* Task to carry out
Repeat the material verbatim and drop the pictures.

* Given data
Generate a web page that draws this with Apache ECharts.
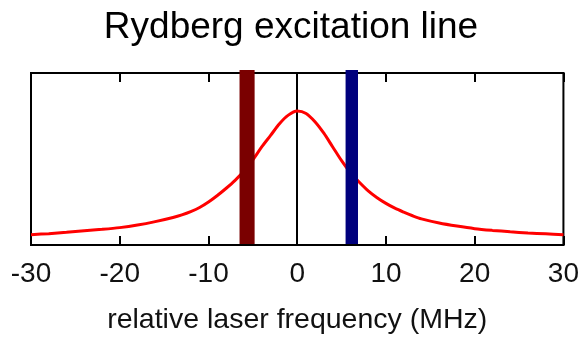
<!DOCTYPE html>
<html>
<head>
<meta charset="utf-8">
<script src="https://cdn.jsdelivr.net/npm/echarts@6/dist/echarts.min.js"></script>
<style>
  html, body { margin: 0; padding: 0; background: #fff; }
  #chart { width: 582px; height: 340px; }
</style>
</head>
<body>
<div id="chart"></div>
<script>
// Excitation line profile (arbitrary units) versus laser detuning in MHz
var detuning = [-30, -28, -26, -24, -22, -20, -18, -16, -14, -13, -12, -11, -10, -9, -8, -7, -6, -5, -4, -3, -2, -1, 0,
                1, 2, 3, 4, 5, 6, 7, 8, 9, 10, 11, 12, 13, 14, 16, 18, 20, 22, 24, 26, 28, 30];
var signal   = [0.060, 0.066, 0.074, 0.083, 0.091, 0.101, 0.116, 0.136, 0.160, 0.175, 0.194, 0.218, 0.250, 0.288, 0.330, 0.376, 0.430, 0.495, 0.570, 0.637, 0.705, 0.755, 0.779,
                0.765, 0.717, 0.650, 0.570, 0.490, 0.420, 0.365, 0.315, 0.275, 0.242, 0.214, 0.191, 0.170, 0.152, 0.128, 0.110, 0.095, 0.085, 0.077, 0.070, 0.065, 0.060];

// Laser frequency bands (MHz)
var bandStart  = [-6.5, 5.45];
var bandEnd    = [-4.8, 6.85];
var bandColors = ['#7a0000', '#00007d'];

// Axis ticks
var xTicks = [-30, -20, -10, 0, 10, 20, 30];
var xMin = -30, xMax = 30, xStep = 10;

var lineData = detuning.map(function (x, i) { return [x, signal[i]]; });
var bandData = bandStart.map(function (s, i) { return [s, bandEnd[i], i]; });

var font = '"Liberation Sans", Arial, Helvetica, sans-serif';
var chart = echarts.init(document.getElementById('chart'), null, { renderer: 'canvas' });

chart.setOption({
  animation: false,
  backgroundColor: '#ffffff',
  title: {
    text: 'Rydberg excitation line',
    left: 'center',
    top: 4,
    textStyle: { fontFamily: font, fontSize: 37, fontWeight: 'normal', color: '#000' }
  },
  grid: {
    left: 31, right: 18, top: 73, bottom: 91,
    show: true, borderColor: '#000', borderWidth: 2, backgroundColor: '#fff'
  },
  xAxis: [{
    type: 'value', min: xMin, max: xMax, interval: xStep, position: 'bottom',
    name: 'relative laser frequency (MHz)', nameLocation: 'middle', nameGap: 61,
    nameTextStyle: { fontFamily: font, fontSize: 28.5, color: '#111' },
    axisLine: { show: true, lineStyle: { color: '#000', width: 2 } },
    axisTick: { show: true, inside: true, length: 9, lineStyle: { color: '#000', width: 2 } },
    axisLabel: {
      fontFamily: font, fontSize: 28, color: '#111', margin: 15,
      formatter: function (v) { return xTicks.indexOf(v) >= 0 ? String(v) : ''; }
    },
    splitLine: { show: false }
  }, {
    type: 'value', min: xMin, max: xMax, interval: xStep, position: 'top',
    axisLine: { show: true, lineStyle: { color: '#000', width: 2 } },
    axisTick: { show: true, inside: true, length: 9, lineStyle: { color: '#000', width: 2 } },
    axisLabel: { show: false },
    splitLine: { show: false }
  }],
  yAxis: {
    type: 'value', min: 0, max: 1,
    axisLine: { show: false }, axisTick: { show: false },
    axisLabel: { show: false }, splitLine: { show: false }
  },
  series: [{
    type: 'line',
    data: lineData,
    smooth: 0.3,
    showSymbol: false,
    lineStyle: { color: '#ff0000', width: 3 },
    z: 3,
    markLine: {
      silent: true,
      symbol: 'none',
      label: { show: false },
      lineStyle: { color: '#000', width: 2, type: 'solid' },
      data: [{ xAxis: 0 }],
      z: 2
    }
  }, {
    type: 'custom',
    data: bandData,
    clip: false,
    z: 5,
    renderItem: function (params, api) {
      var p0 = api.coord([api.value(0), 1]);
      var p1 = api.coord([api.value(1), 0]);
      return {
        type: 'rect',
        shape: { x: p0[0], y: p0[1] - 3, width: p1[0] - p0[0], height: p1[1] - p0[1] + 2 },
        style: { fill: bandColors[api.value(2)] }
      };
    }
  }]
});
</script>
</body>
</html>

* Completed task
Generate a web page that draws this with Apache ECharts.
<!DOCTYPE html>
<html>
<head>
<meta charset="utf-8">
<script src="https://cdn.jsdelivr.net/npm/echarts@6/dist/echarts.min.js"></script>
<style>
  html, body { margin: 0; padding: 0; background: #fff; }
  #chart { width: 582px; height: 340px; }
</style>
</head>
<body>
<div id="chart"></div>
<script>
// Excitation line profile (arbitrary units) versus laser detuning in MHz
var detuning = [-30, -28, -26, -24, -22, -20, -18, -16, -14, -13, -12, -11, -10, -9, -8, -7, -6, -5, -4, -3, -2, -1, 0,
                1, 2, 3, 4, 5, 6, 7, 8, 9, 10, 11, 12, 13, 14, 16, 18, 20, 22, 24, 26, 28, 30];
var signal   = [0.060, 0.066, 0.074, 0.083, 0.091, 0.101, 0.116, 0.136, 0.160, 0.175, 0.194, 0.218, 0.250, 0.288, 0.330, 0.376, 0.430, 0.495, 0.570, 0.637, 0.705, 0.755, 0.779,
                0.765, 0.717, 0.650, 0.570, 0.490, 0.420, 0.365, 0.315, 0.275, 0.242, 0.214, 0.191, 0.170, 0.152, 0.128, 0.110, 0.095, 0.085, 0.077, 0.070, 0.065, 0.060];

// Laser frequency bands (MHz)
var bandStart  = [-6.5, 5.45];
var bandEnd    = [-4.8, 6.85];
var bandColors = ['#7a0000', '#00007d'];

// Axis ticks
var xTicks = [-30, -20, -10, 0, 10, 20, 30];
var xMin = -30, xMax = 30, xStep = 10;

var lineData = detuning.map(function (x, i) { return [x, signal[i]]; });
var bandData = bandStart.map(function (s, i) { return [s, bandEnd[i], i]; });

var font = '"Liberation Sans", Arial, Helvetica, sans-serif';
var chart = echarts.init(document.getElementById('chart'), null, { renderer: 'canvas' });

chart.setOption({
  animation: false,
  backgroundColor: '#ffffff',
  title: {
    text: 'Rydberg excitation line',
    left: 'center',
    top: 4,
    textStyle: { fontFamily: font, fontSize: 37, fontWeight: 'normal', color: '#000' }
  },
  grid: {
    left: 31, right: 18, top: 73, bottom: 91,
    show: true, borderColor: '#000', borderWidth: 2, backgroundColor: '#fff'
  },
  xAxis: [{
    type: 'value', min: xMin, max: xMax, interval: xStep, position: 'bottom',
    name: 'relative laser frequency (MHz)', nameLocation: 'middle', nameGap: 61,
    nameTextStyle: { fontFamily: font, fontSize: 28.5, color: '#111' },
    axisLine: { show: true, lineStyle: { color: '#000', width: 2 } },
    axisTick: { show: true, inside: true, length: 9, lineStyle: { color: '#000', width: 2 } },
    axisLabel: {
      fontFamily: font, fontSize: 28, color: '#111', margin: 15,
      formatter: function (v) { return xTicks.indexOf(v) >= 0 ? String(v) : ''; }
    },
    splitLine: { show: false }
  }, {
    type: 'value', min: xMin, max: xMax, interval: xStep, position: 'top',
    axisLine: { show: true, lineStyle: { color: '#000', width: 2 } },
    axisTick: { show: true, inside: true, length: 9, lineStyle: { color: '#000', width: 2 } },
    axisLabel: { show: false },
    splitLine: { show: false }
  }],
  yAxis: {
    type: 'value', min: 0, max: 1,
    axisLine: { show: false }, axisTick: { show: false },
    axisLabel: { show: false }, splitLine: { show: false }
  },
  series: [{
    type: 'line',
    data: lineData,
    smooth: 0.3,
    showSymbol: false,
    lineStyle: { color: '#ff0000', width: 3 },
    z: 3,
    markLine: {
      silent: true,
      symbol: 'none',
      label: { show: false },
      lineStyle: { color: '#000', width: 2, type: 'solid' },
      data: [{ xAxis: 0 }],
      z: 2
    }
  }, {
    type: 'custom',
    data: bandData,
    clip: false,
    z: 5,
    renderItem: function (params, api) {
      var p0 = api.coord([api.value(0), 1]);
      var p1 = api.coord([api.value(1), 0]);
      return {
        type: 'rect',
        shape: { x: p0[0], y: p0[1] - 3, width: p1[0] - p0[0], height: p1[1] - p0[1] + 2 },
        style: { fill: bandColors[api.value(2)] }
      };
    }
  }]
});
</script>
</body>
</html>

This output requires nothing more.